SAFETY FIRST!!!!! Whenever using a REAL FIREARM in a theatrical production, do EXTENSIVE tests of all parts of the effect. ALL PARTS. And rehearse, rehearse, rehearse! Rehearsal could have shown us the flaw in our plans, and we could have corrected things.

We were working on this in the early 1980s, and the film is about a “post apocalypse/nightmare” scenario. We were shooting out in the sticks on property we had permission to use. Our heroine totes a LARGE revolver - in this case a 6” barreled S&W in .45 Auto. Yes, .45 Auto, using moon clips and everything, because the guy who let us use it also had a 1911, and he liked “common ammo.” The big honking revolver in the hands of the petite heroine was actually a story point.

Commercial blanks for .45 Auto were nonexistent then and there, so we made our own. AND TESTED THE CRAP OUT OF THEM. At 2 feet from the muzzle, the blanks did not damage a thin plastic bag, and at 3 feet it did not even damage the [email protected]$$ TP the University provided. The blanks “fluttered” the TP pretty vigorously, but nothing solid came out of the barrel to damage the TP. They made enough of a “bang” to use in post for where to add the sound effect, which is all we needed.

The shot has yours truly as a bad guy who tackles the heroine. She shakes off the tackle, spins around and shoots said bad guy with above mentioned revolver. Here’s the problem: the “tackle” was on a large pile of pea gravel for some reason. But nobody thought about what would happen when the heroine rolled on top of the revolver in that pea gravel.

What happened was that at least one piece of pea gravel wound up either in the loaded chamber or the barrel or both.

“Action!” I tackle, I’m shaken off, and we both stand, heroine aims and fires, and I react and fall on my back “dead.” When the director cut the scene, I spoke up: “Did we get the shot?” Yes we did. “Good, because I’ve been shot.” EVERYBODY was mortified - the actress with the gun, the director, everybody.

The pea gravel took a small bite out of the upper surface of my left shoulder, which bled a bit, and stung quite a lot. I still have the scar, but it sure doesn’t look at all like a gunshot wound.

No, I wasn’t the “armorer” on this project. That was the director, who took full responsibility for my owie. He (and several others with first aid experience) immediately took care of my tiny wound, and he also treated me to dinner and some really good beer.

We learned a LOT from that, fortunately almost benign, incident. A revolver WILL scoop up anything it can when rolled around in pea gravel/styrofoam/legos/etc., so the smart thing to do is to block the muzzle and all the cylinders with transparent tape. EVEN IF THE GUN IS, AND WILL REMAIN EMPTY.
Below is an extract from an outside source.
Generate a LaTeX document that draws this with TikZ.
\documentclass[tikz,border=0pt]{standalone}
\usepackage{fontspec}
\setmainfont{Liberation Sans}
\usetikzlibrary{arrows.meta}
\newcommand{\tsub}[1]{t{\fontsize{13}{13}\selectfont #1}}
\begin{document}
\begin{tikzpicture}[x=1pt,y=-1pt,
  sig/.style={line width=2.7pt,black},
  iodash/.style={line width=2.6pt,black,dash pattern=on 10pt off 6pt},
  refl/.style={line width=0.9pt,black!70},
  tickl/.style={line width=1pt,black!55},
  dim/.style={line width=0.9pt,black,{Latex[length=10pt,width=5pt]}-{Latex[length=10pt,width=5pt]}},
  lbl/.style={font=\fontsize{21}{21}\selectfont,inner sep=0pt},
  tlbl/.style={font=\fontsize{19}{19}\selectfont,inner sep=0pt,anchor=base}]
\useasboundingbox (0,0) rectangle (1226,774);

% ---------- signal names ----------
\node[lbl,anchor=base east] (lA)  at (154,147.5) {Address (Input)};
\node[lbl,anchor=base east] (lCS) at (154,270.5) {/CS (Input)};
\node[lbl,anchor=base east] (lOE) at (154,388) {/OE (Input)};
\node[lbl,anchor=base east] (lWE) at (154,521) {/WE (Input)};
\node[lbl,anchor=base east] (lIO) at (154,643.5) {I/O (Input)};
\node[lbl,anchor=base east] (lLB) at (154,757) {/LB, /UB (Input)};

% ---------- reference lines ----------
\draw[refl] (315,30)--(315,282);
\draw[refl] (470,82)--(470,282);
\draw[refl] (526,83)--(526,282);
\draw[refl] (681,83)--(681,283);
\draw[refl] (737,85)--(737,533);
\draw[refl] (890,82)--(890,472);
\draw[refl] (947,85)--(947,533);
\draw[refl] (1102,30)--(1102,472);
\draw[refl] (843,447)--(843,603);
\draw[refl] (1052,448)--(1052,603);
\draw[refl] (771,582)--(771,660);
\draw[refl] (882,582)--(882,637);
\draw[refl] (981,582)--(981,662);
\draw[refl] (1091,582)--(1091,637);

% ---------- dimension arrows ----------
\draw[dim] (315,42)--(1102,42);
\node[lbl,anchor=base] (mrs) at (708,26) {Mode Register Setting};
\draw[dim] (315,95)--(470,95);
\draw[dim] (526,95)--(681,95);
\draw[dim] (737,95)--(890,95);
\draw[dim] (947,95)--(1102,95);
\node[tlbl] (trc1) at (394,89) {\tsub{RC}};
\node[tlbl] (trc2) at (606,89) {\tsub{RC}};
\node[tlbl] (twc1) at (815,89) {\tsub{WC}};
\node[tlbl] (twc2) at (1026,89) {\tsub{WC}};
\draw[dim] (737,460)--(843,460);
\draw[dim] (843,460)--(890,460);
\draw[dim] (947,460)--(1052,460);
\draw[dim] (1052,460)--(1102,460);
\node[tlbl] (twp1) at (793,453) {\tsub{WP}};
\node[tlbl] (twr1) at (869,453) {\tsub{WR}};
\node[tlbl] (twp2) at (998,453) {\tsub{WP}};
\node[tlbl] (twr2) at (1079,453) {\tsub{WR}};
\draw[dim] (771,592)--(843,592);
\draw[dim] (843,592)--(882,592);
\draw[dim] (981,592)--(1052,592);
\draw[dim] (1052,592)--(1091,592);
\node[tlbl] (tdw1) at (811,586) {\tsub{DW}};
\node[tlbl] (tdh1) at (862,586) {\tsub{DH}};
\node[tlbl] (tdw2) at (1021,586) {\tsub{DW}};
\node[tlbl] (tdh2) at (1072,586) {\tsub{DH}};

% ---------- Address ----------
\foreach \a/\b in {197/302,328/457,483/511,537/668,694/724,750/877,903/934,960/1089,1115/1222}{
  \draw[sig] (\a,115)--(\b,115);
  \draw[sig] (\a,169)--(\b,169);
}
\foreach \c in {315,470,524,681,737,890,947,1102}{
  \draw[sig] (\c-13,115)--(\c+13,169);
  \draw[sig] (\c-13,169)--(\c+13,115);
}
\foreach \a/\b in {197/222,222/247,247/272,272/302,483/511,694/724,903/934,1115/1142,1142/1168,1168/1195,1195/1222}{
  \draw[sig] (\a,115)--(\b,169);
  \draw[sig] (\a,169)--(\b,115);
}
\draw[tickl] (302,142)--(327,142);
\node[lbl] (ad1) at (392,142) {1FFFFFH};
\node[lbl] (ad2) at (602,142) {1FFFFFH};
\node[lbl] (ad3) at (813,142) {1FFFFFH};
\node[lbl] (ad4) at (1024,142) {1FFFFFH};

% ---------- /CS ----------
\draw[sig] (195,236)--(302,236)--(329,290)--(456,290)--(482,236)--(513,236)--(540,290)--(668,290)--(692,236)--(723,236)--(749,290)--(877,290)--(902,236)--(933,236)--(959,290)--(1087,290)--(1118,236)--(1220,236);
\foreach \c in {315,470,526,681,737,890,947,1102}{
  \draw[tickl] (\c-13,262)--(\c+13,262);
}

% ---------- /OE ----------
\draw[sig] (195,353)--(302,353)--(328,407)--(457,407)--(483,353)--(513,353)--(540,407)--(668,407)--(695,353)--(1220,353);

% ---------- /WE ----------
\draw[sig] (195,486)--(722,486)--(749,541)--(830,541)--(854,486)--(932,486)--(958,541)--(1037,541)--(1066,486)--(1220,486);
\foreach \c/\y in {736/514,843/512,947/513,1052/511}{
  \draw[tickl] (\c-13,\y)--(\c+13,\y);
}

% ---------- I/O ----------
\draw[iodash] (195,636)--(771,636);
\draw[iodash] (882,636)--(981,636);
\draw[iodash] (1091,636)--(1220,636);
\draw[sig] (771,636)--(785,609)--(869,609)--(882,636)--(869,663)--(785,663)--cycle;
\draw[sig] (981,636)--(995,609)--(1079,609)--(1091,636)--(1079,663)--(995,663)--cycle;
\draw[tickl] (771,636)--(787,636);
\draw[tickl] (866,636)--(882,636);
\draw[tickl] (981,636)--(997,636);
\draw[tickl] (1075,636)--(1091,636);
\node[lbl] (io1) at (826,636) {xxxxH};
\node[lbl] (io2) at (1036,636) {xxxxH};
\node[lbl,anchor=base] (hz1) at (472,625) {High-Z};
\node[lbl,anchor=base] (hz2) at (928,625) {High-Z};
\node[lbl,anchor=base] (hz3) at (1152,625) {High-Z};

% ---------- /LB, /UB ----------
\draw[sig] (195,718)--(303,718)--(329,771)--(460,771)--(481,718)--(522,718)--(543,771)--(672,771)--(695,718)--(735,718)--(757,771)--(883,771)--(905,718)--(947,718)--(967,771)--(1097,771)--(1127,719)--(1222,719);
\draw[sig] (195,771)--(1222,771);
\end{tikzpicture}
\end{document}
It was also suddenly clear that the shot could have been set up differently, maybe broken into several shots - allowing an opportunity to do everything except the actual “bang” part with an unloaded weapon. And the “bang” part could have been staged to allow the heroine to not actually point the gun at yours truly.

Glenn -----OTR/L, MOT, Tx
     
subego  (op)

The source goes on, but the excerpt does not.